NYC Council Speaker Christine Quinn managed to keep her sense of humor in tact as she swallowed her pride and endorsed her erstwhile primary rival, de Blasio, and asked her supporters to back him, too.
Bob McManus links de Blasio’s campaign platform to Occupy Wall Street, saying the candidate “picked (the movement’s) philosophical pockets.”
Harry Siegel says de Blasio’s “economic first principles are nearly identical to those of Michael Bloomberg, the mayor he’s running as the antidote to.”
The Rev. Al Sharpton said he was “encouraged” after meeting with Lhota, even though the two disagree sharply on some key issues – like stop-and-frisk.
The NYC Board of Elections acknowledged that a week after the primaries, it still does not know when it would be able to release official results of the mayor’s race.
US Education Secretary Arne Duncan hasn’t been following the mayor’s race, even though the winner will take control of the country’s largest public education system.
Learn the dance craze that’s sweeping NYC: The de Blasio “smackdown.”
Cuomo has jumped into the controversy over the Port Authority’s quiet 1986 deal to sell the rights to the World Trade Center name for $10 to a non-profit organization, asking the state attorney general to investigate the arrangement.
AG Eric Schneiderman accused Donald Trump of stall tactics in the $40 million fraud case against his now-defunct Trump University.
Mayors Against Illegal Guns, the group started by Bloomberg, will hold a rally tomorrow on the grounds of the U.S. Capitol to support background check legislation.
Pat Lynch’s powerhouse lobbying firm laid off several staffers, including two in Albany – Lisa Reid and Zach Hutchins, who worked for the firm’s communications operation.
Austin Shafran, a former Cuomo aide and Senate Democratic spokesman, conceded his Queens County race to Paul Vallone.
Buffalo and other poorer cities will soon experience the sharpest cuts ever in the food stamp program if House Republicans get their way – and upstate food producers and advocates for the poor are equally upset about it.

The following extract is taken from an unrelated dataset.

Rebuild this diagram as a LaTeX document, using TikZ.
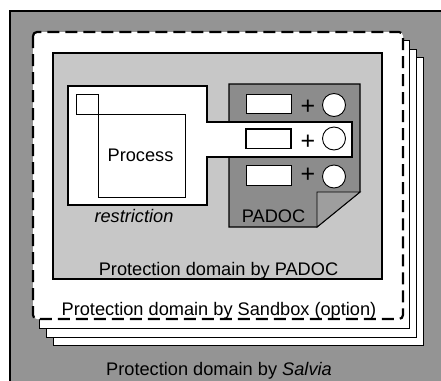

The New York family that controls the Empire State Building is about to launch the formal marketing process to sell the building, in what would be one of the largest real-estate initial public offerings and the end of a colorful era for the storied skyscraper.
With New York City’s homeless population in shelters at a record high of 50,000, a growing number of people living there are actually working – sometimes more than one job – but still can’t afford a place of their own.
State Comptroller Tom DiNapoli proudly boasted he’s made more than $1.60 for every dollar spent in an investment area that’s been bulked up since he took office in 2007: buying stakes in New York companies, including 13 in the Capital Region.
Assemblyman Thomas Abinanti, a Westchester Democrat, says the state has overstepped its authority by telling the pet cemeteries they could not charge a fee to inter the cremated remains of human pet owners.
The federal judge who ordered changes to the NYPD’s stop-and-frisk strategy has declined the Bloomberg administration’s request to delay them pending appeal.
Hillary Clinton sat down with New York Magazine’s Joe Hagan for her first major interview since leaving the State Department. The resulting article is expected to be published Monday – e first day of the annual Clinton Global Initiative meeting in New York.
Wi-Fi and cell service could be coming to the NYC subway system.
After losing last week’s Democratic primary, Rochester Mayor Tom Richards bowed out of the general election, opting not to continue running on two minor party lines.
Nassau County Executive Edward Mangano, who is seeking re-election this fall, has proposed a $2.79 billion budget for next year that holds spending flat and property taxes level.
The state Board of Regents gave final approval to a rule change easing the requirement that districts provide extra help to all students who failed the state’s math and English language arts tests.
The fracking industry could be adding to the litany of woes in flooded out parts of Colorado.